# blown in cellulose versus blown in fiberglass?



## bmf5150 (Jan 4, 2006)

which is better blown in cellulose or the fiberglass?thanks 
stan


----------



## S&P Builders (Feb 1, 2006)

*blown insulation*

its been my experience that celluose settles more over time, and the rodent kinda like it. fiberglass can also be blown up against chimneys, whereas cellouse cant be.


----------



## RCBUILDSIT (Jan 27, 2006)

I Thought That Most Cellulose Had A Borax Agent To Repell Rodents ??? And I Was Also Under The Impression That Cellulouse Has A Higher R Rating Then Fiberglass I Have Done Some Research On Both Not To Mention The Itch Factor


----------



## CGofMP (Feb 17, 2005)

The rats that were in my father's attic loved the pink fiberglass.


----------



## RowdyRed94 (Jan 23, 2006)

Rather than rely on anecdotal evidence in what's really a scientific topic, I'd look somewhere like here. A Google search will tell all.

RC, you may have noticed that no one else capitalizes every word. You must've been sleeping that day in second grade. ;-)


----------



## energysaver (Jun 2, 2009)

> Rather than rely on anecdotal evidence in what's really a scientific topic, I'd look somewhere like ..... A Google search will tell all.

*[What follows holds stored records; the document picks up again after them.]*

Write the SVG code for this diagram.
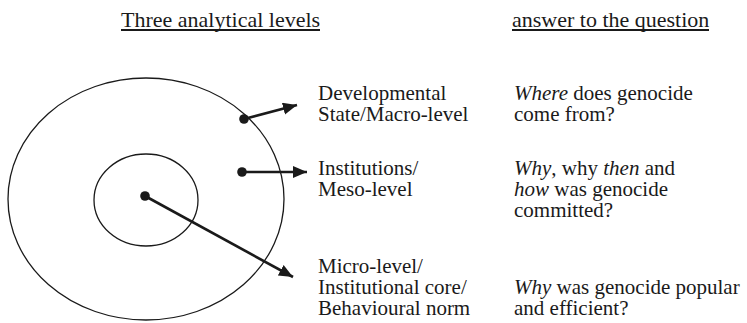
<svg xmlns="http://www.w3.org/2000/svg" width="747" height="323" viewBox="0 0 747 323">
  <style>
    text { font-family: "Liberation Serif", "Times New Roman", serif; font-size: 21px; fill: #1a1a1a; }
    .head { font-size: 22px; }
    .i { font-style: italic; }
    .ring { fill: none; stroke: #1a1a1a; stroke-width: 1.3; }
    .rule { stroke: #1a1a1a; stroke-width: 1.8; }
    .conn { stroke: #1a1a1a; stroke-width: 2.6; fill: none; marker-end: url(#head); }
    .dot { fill: #1a1a1a; }
  </style>
  <defs>
    <marker id="head" markerUnits="userSpaceOnUse" markerWidth="16" markerHeight="14" refX="14" refY="6" orient="auto">
      <path d="M0,0 L14,6 L0,12 Z" fill="#1a1a1a"/>
    </marker>
  </defs>

  <!-- column headings -->
  <g id="heading-levels">
    <text class="head" x="121" y="27">Three analytical levels</text>
    <line class="rule" x1="121" y1="30" x2="320" y2="30"/>
  </g>
  <g id="heading-answers">
    <text class="head" x="512" y="27">answer to the question</text>
    <line class="rule" x1="512" y1="30" x2="709" y2="30"/>
  </g>

  <!-- concentric levels -->
  <g id="outer-level">
    <ellipse class="ring" cx="146" cy="199" rx="138" ry="121"/>
  </g>
  <g id="inner-level">
    <ellipse class="ring" cx="146" cy="200" rx="52" ry="46"/>
  </g>

  <!-- pointers from each level to its label -->
  <g id="connectors">
    <circle class="dot" cx="244" cy="119" r="4.8"/>
    <path class="conn" d="M244,119 L297,105"/>
    <circle class="dot" cx="242" cy="172" r="4.8"/>
    <path class="conn" d="M242,172 L307,172"/>
    <circle class="dot" cx="145" cy="196" r="4.8"/>
    <path class="conn" d="M145,196 L293,277"/>
  </g>

  <!-- level labels -->
  <g id="macro-label">
    <text x="318" y="100">Developmental</text>
    <text x="318" y="121">State/Macro-level</text>
  </g>
  <g id="meso-label">
    <text x="318" y="175">Institutions/</text>
    <text x="318" y="196">Meso-level</text>
  </g>
  <g id="micro-label">
    <text x="318" y="273">Micro-level/</text>
    <text x="318" y="294">Institutional core/</text>
    <text x="318" y="315">Behavioural norm</text>
  </g>

  <!-- questions answered at each level -->
  <g id="macro-question">
    <text x="514" y="100"><tspan class="i">Where</tspan> does genocide</text>
    <text x="514" y="121">come from?</text>
  </g>
  <g id="meso-question">
    <text x="514" y="175"><tspan class="i">Why</tspan>, why <tspan class="i">then</tspan> and</text>
    <text x="514" y="196"><tspan class="i">how</tspan> was genocide</text>
    <text x="514" y="217">committed?</text>
  </g>
  <g id="micro-question">
    <text x="514" y="294"><tspan class="i">Why</tspan> was genocide popular</text>
    <text x="514" y="315">and efficient?</text>
  </g>
</svg>
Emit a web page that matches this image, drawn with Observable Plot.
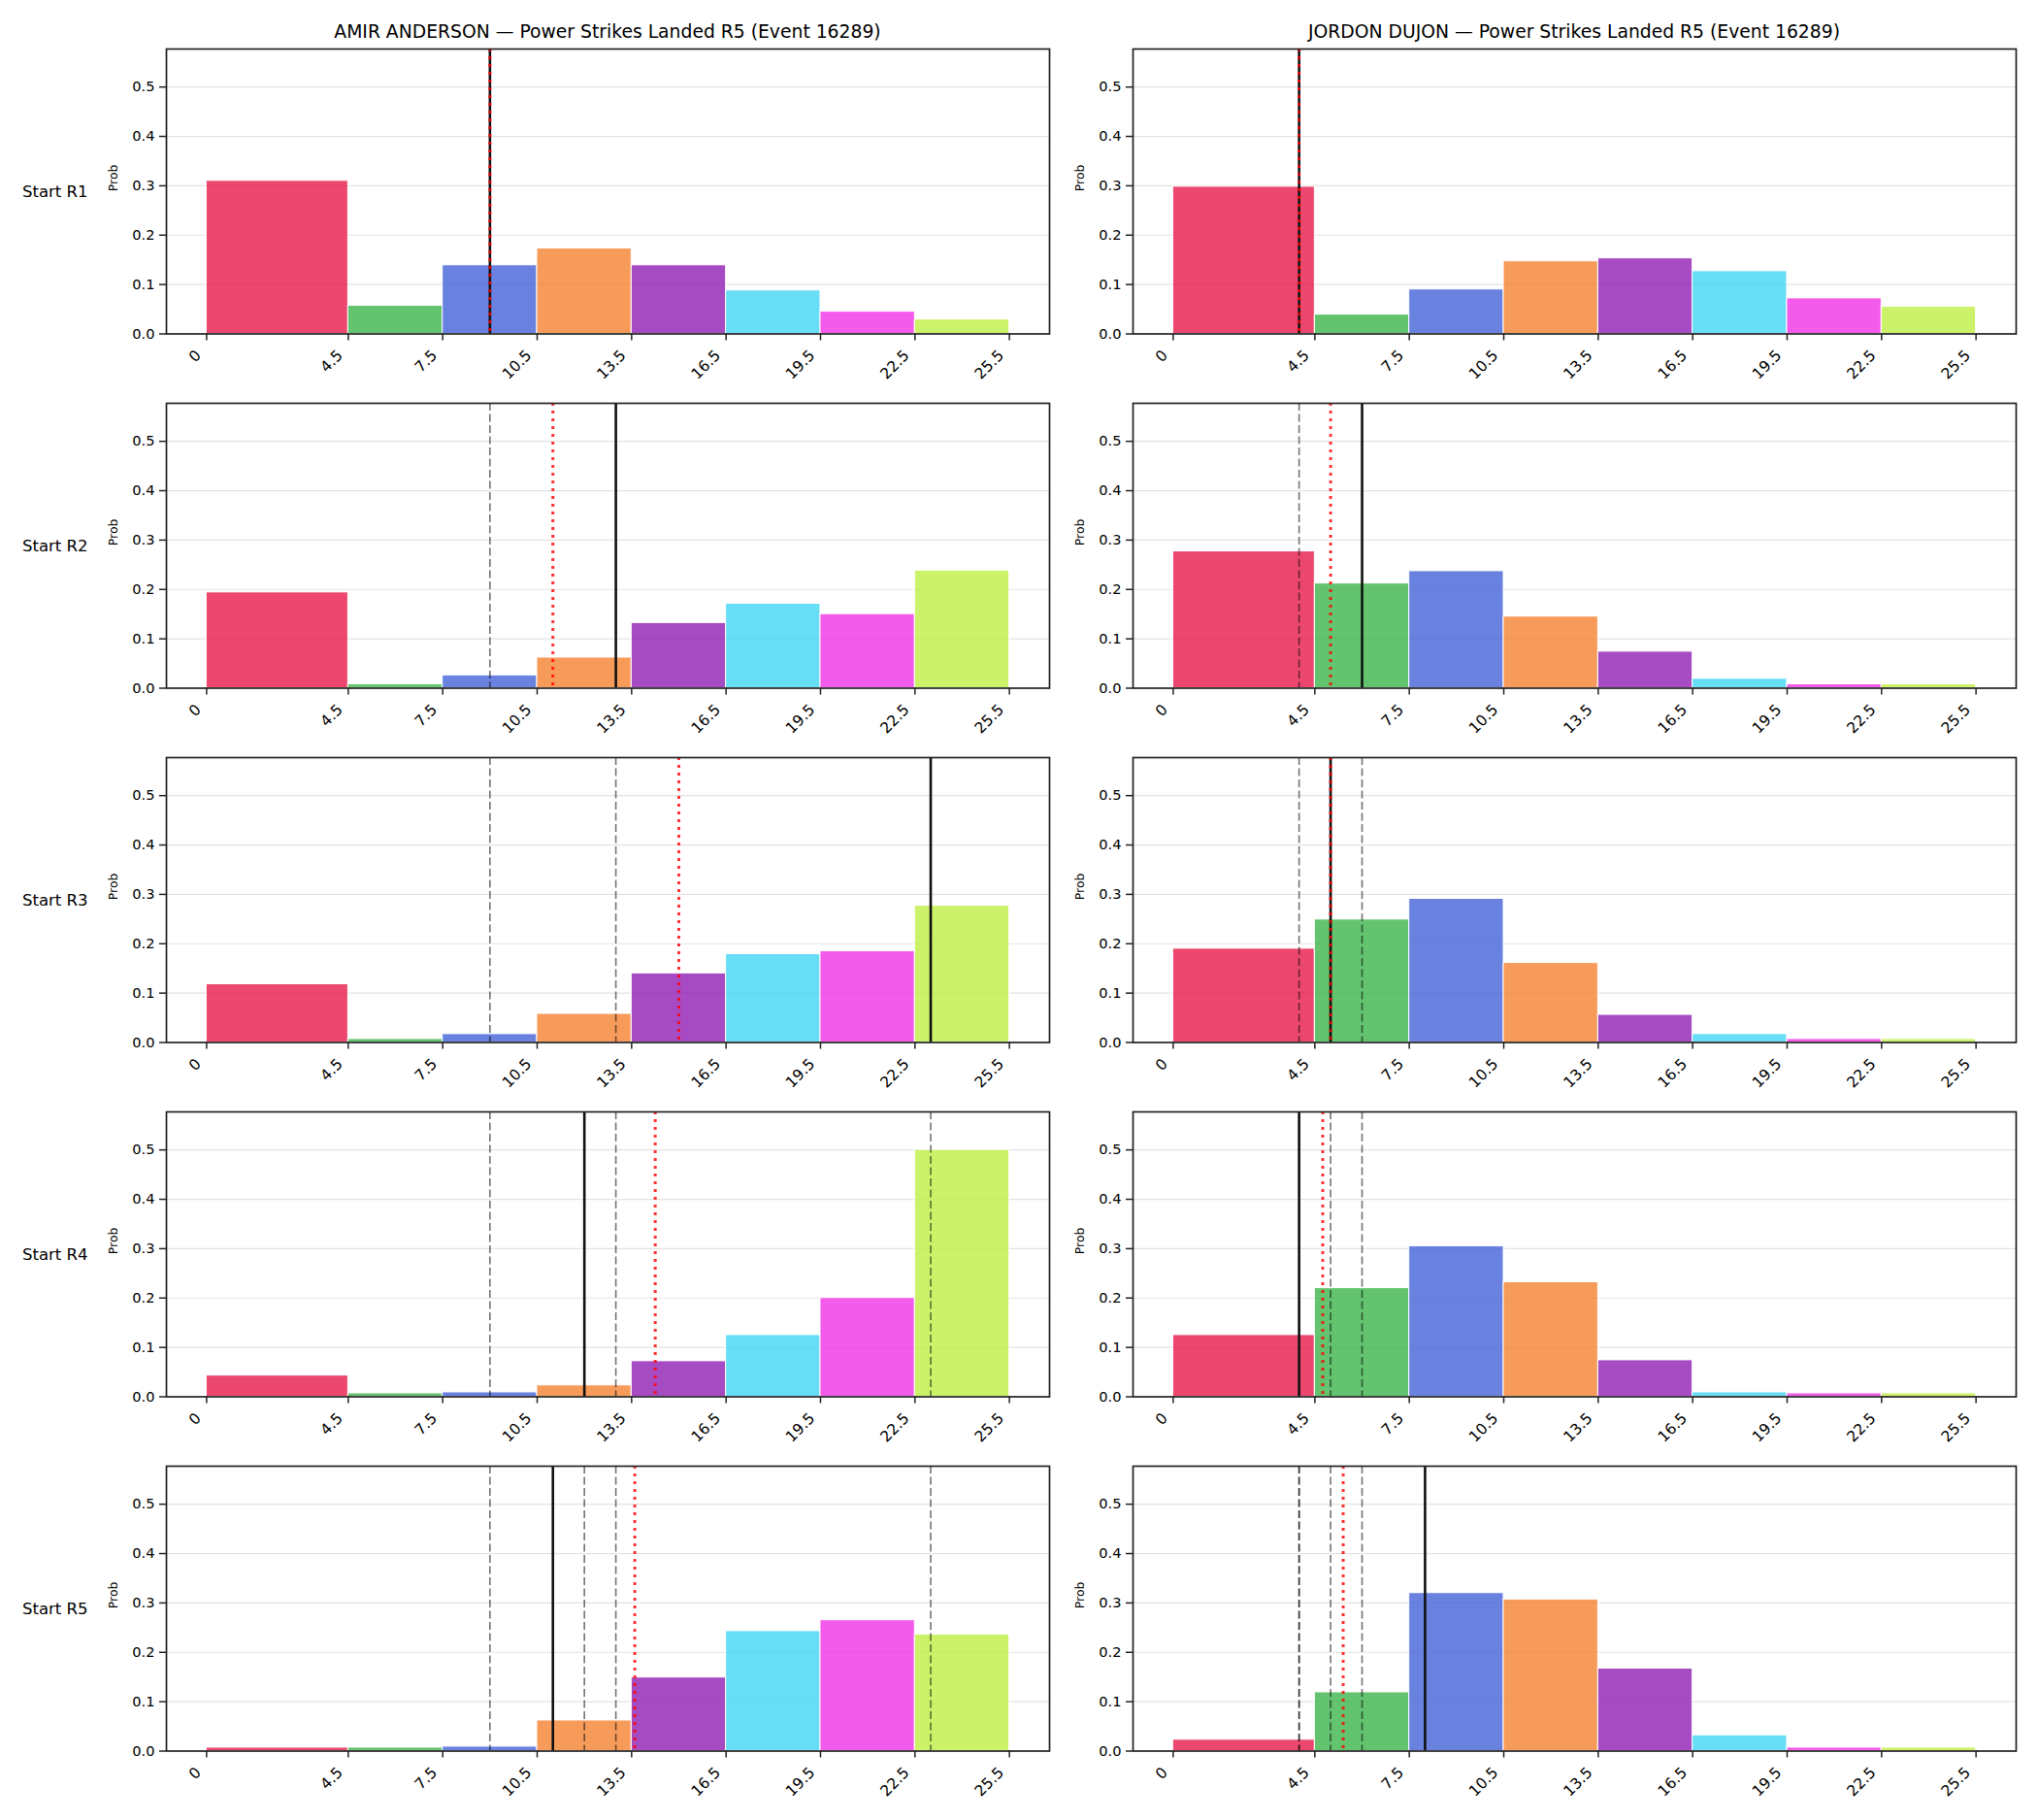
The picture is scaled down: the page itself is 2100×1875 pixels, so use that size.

RowdyRed94 - fiberglass manufacturers are behind that website you posted, no?


----------



## angus242 (Oct 20, 2007)

Wow, I'm thinking any 3 1/2 year old link may be a lil bit outdated.


----------



## Biff (Apr 22, 2009)

I prefer the cellulose. Not only is it great for insulation but it also greatly reduces sound transmission. I also prefer the installation method over blown in fiberglass. The cellulose is scraped clean even with the inside face of the 2x4's where as the fiberglass uses netting to hold it in place and if it is overfilled at all you will end up with a bulge in your wall.


----------



## kfield (Sep 9, 2009)

*Cellulose is usually the best choice*

Cellulose when blown in a closed cavity to the proper density can't possibly settle. It also greatly reduces infiltration which fiberglass does not ever do. Cellulose will settle up to 10% when blown loose in an attic but that is accounted for during installation. When fiberglass is blown too loosely, it never settles and never achieves the R value it should have had either. It also loses insulating properties as the temperature drops which cellulose does not.


----------